I gave you the configuration files you asked me to. Also in my post you could see that wired hosts did not have any issue reaching the target destinations, only the other wireless hosts had this behaviour.

So basically:
WIRED > WIRELESS = WORKS
WIRED > WIRED = WORKS
WIRELESS > WIRELESS = PROBLEMATIC
WIRELESS > WIRED = PROBLEMATIC

And also, I wrote that I did a telnet test which didn't work initially but after a few attempts it came through.

Try changing your 5G bandwidth to 40MHz instead of 80. See if that improves the wifi tests that are problematic.

Nope it didn't help. I'm pretty sure I have tried this a few times over the years as well. Have read about so many people who had issues with Archer C7 V2 and many of them tries this or that and for a while it looks like whatever they tried worked but it's just pure chance.

I appreciate the effort but I'm tired of trying the same things over and over. I want to identify the problem behind my issues, not just testing a lot of possibilities.

Do you have any ideas how to get some real verbose information from OpenWrt and find out exactly what's happening?

If i run a tcpdump on OpenWrt I can clearly see that my cellphone (which cannot access one particular host right now) makes an ARP request to the router about the host but OpenWrt never responds!

I have a C7 V2 and have never had these issues.

Run arp -a and post the output.

I tried to ping 192.168.1.12 from my Laptop (wireless connection) and I couldn't reach the host the first attempt I did (for about 10 seconds). In the meantime I checked the arp table for the 192.168.1.12 record on my Laptop and it didn't have an entry for 192.168.1.12. Also I checked the arp table in OpenWrt (from which I could ping 192.168.1.12, albeit extremely high latency this time - over 500ms) and the arp entry was correct there.

After a minute or so I tried with my Laptop once again and then suddenly I got an ARP reply from OpenWRT and could finally ping 192.168.1.12.

I think I'm spending a few hours every month restarting or screaming at this router. It's driving me nuts that nothing seems to help and it's driving me even more nuts that I can find so many people having issues with router even though so many people think this is one of the best routers ever.

Is power management enabled for the NIC on 192.168.1.12?

Very unlikely, it's a Raspberry pi running Hassio distribution.

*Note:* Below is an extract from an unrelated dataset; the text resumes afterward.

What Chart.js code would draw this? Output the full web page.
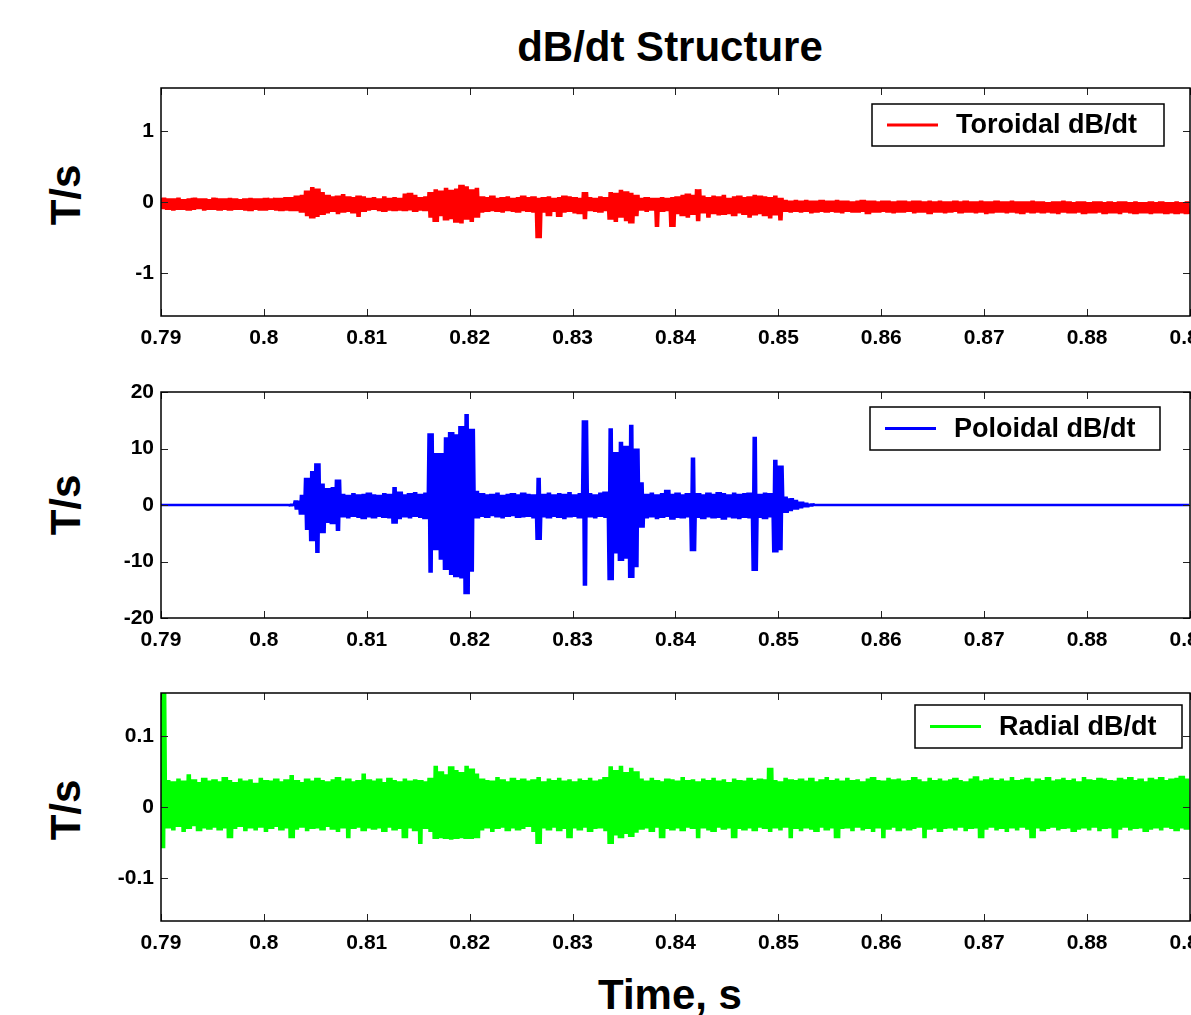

If i run a tcpdump on OpenWrt I can clearly see that my cellphone (which cannot access one particular host right now) makes an ARP request to the router about the host but OpenWrt never responds!

Just a note that ARP request is simply broadcast to the entire subnet, and it is the responsibility of the host with the requested IP to reply. OpenWRT does not own that IP, therefore it is not expected to reply. The blame could be attributed to the target host itself (maybe it is sleeping etc...) or poor WiFi connection to the target host (packet drops), or openWRT failed to relay ARP packets. Would be nice if you could run tcpdump on the target machine.

Could it be related to this post: Device stops passing broadcast packets to wireless interfaces after 24H of uptime?